Now put a little government into it. Freddy earned ten bucks from Johnny, but after tax has only eight left. His eight only gets part of his field hoed, and Eddie has to pay tax on his eight, leaving only six dollars to go to dinner with. Fran gets Eddie's six for the blue plate economy special, but after tax has only four left. In this scenario, produced is a small meal, part of a field being hoed and one widget--while the government is richer by six bucks.
And what does the government do with the money? It wastes it! You know it does. Anybody, any organization can do something more efficiently than the government ever could dream of.
Put a little more government into it and as the taxes go up the people produce less and less, while government wastes more and more.
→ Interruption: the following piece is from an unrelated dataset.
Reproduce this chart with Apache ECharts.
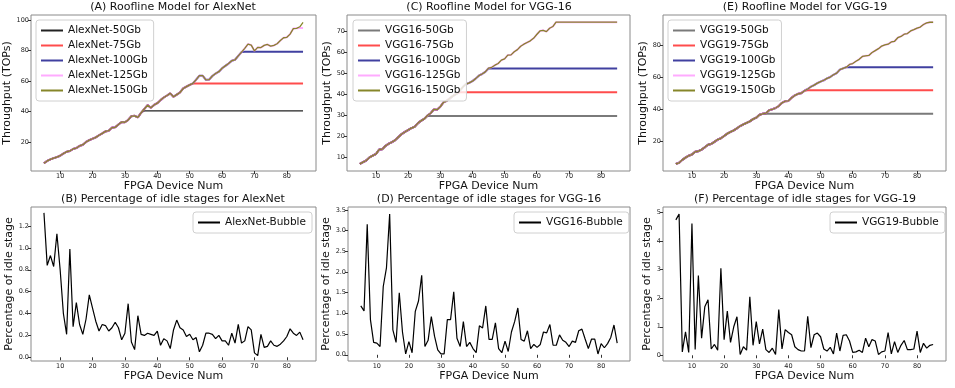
<!DOCTYPE html>
<html style="height: 100%">
<head>
    <meta charset="utf-8">
    <script src="https://cdn.jsdelivr.net/npm/echarts@6/dist/echarts.min.js"></script>
</head>
<body style="height: 100%; margin: 0; background: #fff">
    <div id="main" style="width: 955px; height: 388px"></div>
    <script type="text/javascript">
        // FPGA device counts (x axis, shared by all panels)
        var devices = [5,6,7,8,9,10,11,12,13,14,15,16,17,18,19,20,21,22,23,24,25,26,27,28,29,30,
            31,32,33,34,35,36,37,38,39,40,41,42,43,44,45,46,47,48,49,50,51,52,53,54,55,56,57,58,59,60,
            61,62,63,64,65,66,67,68,69,70,71,72,73,74,75,76,77,78,79,80,81,82,83,84,85];

        // uncapped throughput (150Gb curve) for each model, TOPs
        var alexThroughput = [6.3,7.8,8.8,9.6,10.3,11.2,12.6,13.8,14.3,15.6,16.2,17.6,18.4,20.2,21.4,22.3,
            23.2,24.6,25.8,27.1,27.6,29.6,29.8,31.6,33.3,33.1,34.6,37.1,37.3,36.3,39.3,41.8,44.3,42.6,44.4,45.6,
            47.6,49.3,50.6,52.0,49.8,51.2,52.6,55.2,56.4,57.6,58.6,61.0,63.6,63.6,60.9,61.0,63.4,65.0,66.2,68.4,
            70.0,71.5,73.4,74.0,76.5,79.0,81.5,84.3,83.6,79.8,82.1,82.0,83.4,84.0,82.9,83.4,84.5,86.6,88.4,88.7,
            90.8,94.4,94.6,95.6,98.5];
        var vgg16Throughput = [7.0,7.8,8.6,10.1,10.9,11.7,13.8,14.0,15.6,16.6,17.4,18.3,19.8,21.2,22.2,23.1,
            24.0,24.6,26.3,27.5,28.4,30.0,31.1,32.9,32.8,34.2,36.3,37.0,38.2,39.4,40.3,41.7,43.6,45.0,45.6,46.4,
            47.6,49.0,49.8,50.8,52.6,53.0,54.0,54.8,56.4,57.0,58.8,58.9,60.4,61.4,63.0,64.0,64.8,65.6,66.8,68.6,
            70.3,70.6,70.0,71.6,72.4,74.5,74.5,74.5,74.5,74.5,74.5,74.5,74.5,74.5,74.5,74.5,74.5,74.5,74.5,74.5,
            74.5,74.5,74.5,74.5,74.5];
        var vgg19Throughput = [6.1,6.8,8.6,10.0,11.2,11.9,13.6,14.0,15.0,16.4,18.0,18.5,19.8,21.2,22.0,23.4,
            24.9,26.0,26.9,28.2,29.6,30.6,31.6,32.5,33.9,34.8,36.6,37.2,37.6,39.4,40.0,40.8,42.0,44.0,45.0,45.2,
            47.2,48.6,49.6,50.0,51.5,52.6,54.0,55.0,56.2,57.2,58.0,59.2,60.0,61.4,62.4,64.6,65.4,66.1,67.8,68.4,
            69.8,71.0,72.8,73.2,73.4,75.2,76.4,77.6,79.2,80.0,80.4,81.8,82.2,84.4,85.2,86.6,87.0,88.6,89.4,90.3,
            91.0,92.6,93.6,94.0,94.0];

        // bandwidth roofs: 50, 75, 100, 125 Gb (TOPs)
        var alexRoofs = [40.5, 58.4, 79.3, 94.8];
        var vgg16Roofs = [29.8, 41.1, 52.4, 74.5];
        var vgg19Roofs = [37.2, 51.8, 66.1, 94.0];
        var bandwidths = ['50Gb', '75Gb', '100Gb', '125Gb', '150Gb'];

        // percentage of idle (bubble) stages
        var alexBubble = [1.32,0.84,0.93,0.83,1.13,0.8,0.4,0.21,0.99,0.28,0.5,0.3,0.21,0.35,0.57,0.45,0.33,
            0.24,0.3,0.29,0.24,0.27,0.32,0.27,0.16,0.22,0.49,0.14,0.07,0.38,0.21,0.2,0.22,0.21,0.2,0.24,0.11,
            0.17,0.15,0.08,0.25,0.34,0.27,0.25,0.19,0.21,0.16,0.18,0.05,0.11,0.22,0.22,0.21,0.17,0.2,0.15,
            0.15,0.11,0.22,0.13,0.3,0.13,0.15,0.28,0.25,0.04,0.015,0.21,0.09,0.1,0.15,0.11,0.1,0.12,0.15,0.19,
            0.26,0.22,0.2,0.23,0.16];
        var vgg16Bubble = [1.18,1.06,3.15,0.85,0.3,0.28,0.2,1.65,2.1,3.4,0.6,0.3,1.5,0.55,0.02,0.32,0.05,
            1.05,1.3,1.92,0.2,0.35,0.92,0.45,0.12,0.02,0.02,0.85,0.85,1.52,0.4,0.2,0.8,0.2,0.3,0.15,0.05,0.7,
            0.65,1.18,0.37,0.37,0.77,0.15,0.05,0.33,0.08,0.55,0.8,1.13,0.37,0.33,0.58,0.15,0.25,0.18,0.25,0.55,
            0.53,0.73,0.23,0.23,0.48,0.35,0.3,0.2,0.33,0.3,0.58,0.62,0.38,0.15,0.38,0.38,0.02,0.27,0.17,0.27,
            0.42,0.72,0.28];
        var vgg19Bubble = [4.75,4.95,0.12,0.82,0.1,4.62,0.2,2.8,0.6,1.7,1.95,0.22,0.38,0.18,3.05,0.55,1.55,
            0.45,1.0,1.35,0.03,0.3,0.18,2.05,0.35,1.18,0.4,0.92,0.2,0.1,0.25,0.03,1.6,0.22,0.9,0.8,0.72,0.3,
            0.2,0.15,0.15,1.37,0.27,0.72,0.78,0.65,0.22,0.15,0.28,0.05,0.78,0.15,0.7,0.72,0.5,0.1,0.12,0.18,
            0.1,0.6,0.3,0.55,0.5,0.03,0.12,0.15,0.8,0.05,0.48,0.1,0.35,0.52,0.2,0.2,0.22,0.85,0.1,0.42,0.25,
            0.35,0.38];

        var xTicks = [10, 20, 30, 40, 50, 60, 70, 80];
        var alexTicks = [20, 40, 60, 80, 100];
        var vgg16Ticks = [10, 20, 30, 40, 50, 60, 70];
        var vgg19Ticks = [20, 40, 60, 80];
        var alexBubbleTicks = [0, 0.2, 0.4, 0.6, 0.8, 1.0, 1.2];
        var vgg16BubbleTicks = [0, 0.5, 1.0, 1.5, 2.0, 2.5, 3.0, 3.5];
        var vgg19BubbleTicks = [0, 1, 2, 3, 4, 5];

        var roofColors = ['#222222', 'rgba(255,0,0,0.7)', 'rgba(0,0,128,0.75)', 'rgba(255,150,255,0.8)', '#86862a'];
        var roofWidths = [1.2, 2, 2, 2, 1.3];

        var FONT = 'DejaVu Sans';
        var myChart = echarts.init(document.getElementById('main'));

        var grids = [
            {left: 31, top: 15, width: 285, height: 156},
            {left: 347, top: 15, width: 283, height: 156},
            {left: 663, top: 15, width: 283, height: 156},
            {left: 31, top: 207, width: 285, height: 154},
            {left: 348, top: 207, width: 282, height: 154},
            {left: 663, top: 207, width: 283, height: 154}
        ];
        grids.forEach(function (g) {
            g.show = true; g.borderColor = '#8a8a8a'; g.borderWidth = 1; g.containLabel = false;
        });

        function xAxisFor(i) {
            return {
                type: 'value', gridIndex: i, min: 1, max: 89,
                name: 'FPGA Device Num', nameLocation: 'middle', nameGap: 9,
                nameTextStyle: {fontFamily: FONT, fontSize: 11, color: '#111'},
                axisLine: {show: false},
                splitLine: {show: false},
                axisTick: {show: true, length: 3, customValues: xTicks, lineStyle: {color: '#333'}},
                axisLabel: {customValues: xTicks, fontFamily: FONT, fontSize: 6.5, color: '#222', margin: 2}
            };
        }
        function yAxisFor(i, name, min, max, ticks, digits, gap) {
            return {
                type: 'value', gridIndex: i, min: min, max: max,
                name: name, nameLocation: 'middle', nameGap: gap,
                nameTextStyle: {fontFamily: FONT, fontSize: 11, color: '#111'},
                axisLine: {show: false},
                splitLine: {show: false},
                axisTick: {show: true, length: 3, customValues: ticks, lineStyle: {color: '#333'}},
                axisLabel: {
                    customValues: ticks, fontFamily: FONT, fontSize: 6.5, color: '#222', margin: 2,
                    formatter: function (v) { return v.toFixed(digits); }
                }
            };
        }

        function pairs(ys) {
            return devices.map(function (d, k) { return [d, ys[k]]; });
        }

        var series = [];
        var legends = [];
        function roofPanel(idx, prefix, base, roofs) {
            var names = [];
            bandwidths.forEach(function (bw, j) {
                var cap = j < roofs.length ? roofs[j] : Infinity;
                var ys = base.map(function (v) { return Math.min(v, cap); });
                var name = prefix + '-' + bw;
                names.push(name);
                var col = roofColors[j];
                if (j === 0 && idx > 0) col = '#7a7a7a';
                series.push({
                    type: 'line', name: name, xAxisIndex: idx, yAxisIndex: idx,
                    data: pairs(ys), showSymbol: false, symbol: 'none', color: col,
                    lineStyle: {color: col, width: (j === 0 && idx > 0) ? 2 : roofWidths[j]}
                });
            });
            return names;
        }

        var nA = roofPanel(0, 'AlexNet', alexThroughput, alexRoofs);
        var nC = roofPanel(1, 'VGG16', vgg16Throughput, vgg16Roofs);
        var nE = roofPanel(2, 'VGG19', vgg19Throughput, vgg19Roofs);

        [['AlexNet-Bubble', alexBubble, 3], ['VGG16-Bubble', vgg16Bubble, 4], ['VGG19-Bubble', vgg19Bubble, 5]]
            .forEach(function (b) {
                series.push({
                    type: 'line', name: b[0], xAxisIndex: b[2], yAxisIndex: b[2],
                    data: pairs(b[1]), showSymbol: false, symbol: 'none', color: '#000',
                    lineStyle: {color: '#000', width: 1.2}
                });
            });

        function legendBox(names, left, top, orient) {
            return {
                data: names, left: left, top: top, orient: orient,
                icon: 'rect', itemWidth: 22, itemHeight: 2, itemGap: 2,
                padding: [4, 6, 4, 5],
                borderColor: '#d0d0d0', borderWidth: 1, borderRadius: 3,
                backgroundColor: 'rgba(255,255,255,0.8)',
                textStyle: {fontFamily: FONT, fontSize: 10.5, color: '#111', lineHeight: 13}
            };
        }
        legends.push(legendBox(nA, 36, 20, 'vertical'));
        legends.push(legendBox(nC, 353, 20, 'vertical'));
        legends.push(legendBox(nE, 668, 20, 'vertical'));
        legends.push(legendBox(['AlexNet-Bubble'], 193, 212, 'horizontal'));
        legends.push(legendBox(['VGG16-Bubble'], 514, 212, 'horizontal'));
        legends.push(legendBox(['VGG19-Bubble'], 830, 212, 'horizontal'));

        function titleAt(text, cx, top) {
            return {
                text: text, left: cx, top: top, textAlign: 'center', padding: 0,
                textStyle: {fontFamily: FONT, fontSize: 11, fontWeight: 'normal', color: '#111'}
            };
        }

        var option = {
            animation: false,
            backgroundColor: '#fff',
            title: [
                titleAt('(A) Roofline Model for AlexNet', 173, 2),
                titleAt('(C) Roofline Model for VGG-16', 489, 2),
                titleAt('(E) Roofline Model for VGG-19', 805, 2),
                titleAt('(B) Percentage of idle stages for AlexNet', 173, 194),
                titleAt('(D) Percentage of idle stages for VGG-16', 489, 194),
                titleAt('(F) Percentage of idle stages for VGG-19', 805, 194)
            ],
            legend: legends,
            grid: grids,
            xAxis: [0, 1, 2, 3, 4, 5].map(xAxisFor),
            yAxis: [
                yAxisFor(0, 'Throughput (TOPs)', 1.2, 103.3, alexTicks, 0, 16),
                yAxisFor(1, 'Throughput (TOPs)', 3.6, 77.9, vgg16Ticks, 0, 13),
                yAxisFor(2, 'Throughput (TOPs)', 1.7, 98.5, vgg19Ticks, 0, 11),
                yAxisFor(3, 'Percentage of idle stage', -0.034, 1.374, alexBubbleTicks, 1, 13),
                yAxisFor(4, 'Percentage of idle stage', -0.15, 3.57, vgg16BubbleTicks, 1, 14),
                yAxisFor(5, 'Percentage of idle stage', -0.2, 5.2, vgg19BubbleTicks, 0, 9)
            ],
            series: series
        };

        myChart.setOption(option);
    </script>
</body>
</html>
Now, put government into it some more. To help the agrichemical industry, the government passes a regulation prohibiting youths under eighteen from hoeing fields, so child labor won't reduce the sale of herbicides. To help the fast food industry, government decreed that restaurants who offer cooked-to-order all-you-can-eat meals have to have separate seating areas for them, while blue plate specials have to be served on real, blue ceramic plates, much to the protest of the paper plate industry, but much desired by the ceramics industry, which had the right connections to lobby for their interests. The result--produced: one widget, Freddy (an organic farmer) has to hoe his own field or go out of business which makes him overworked, depressed and afraid. Under-age Eddie, unable to earn any money at all, goes criminal and steals part of Freddy's crop in the middle of the night and Fran has to charge so much more for her food that her independent business is destroyed, making her feel she would be better off with a MacDonalds franchise.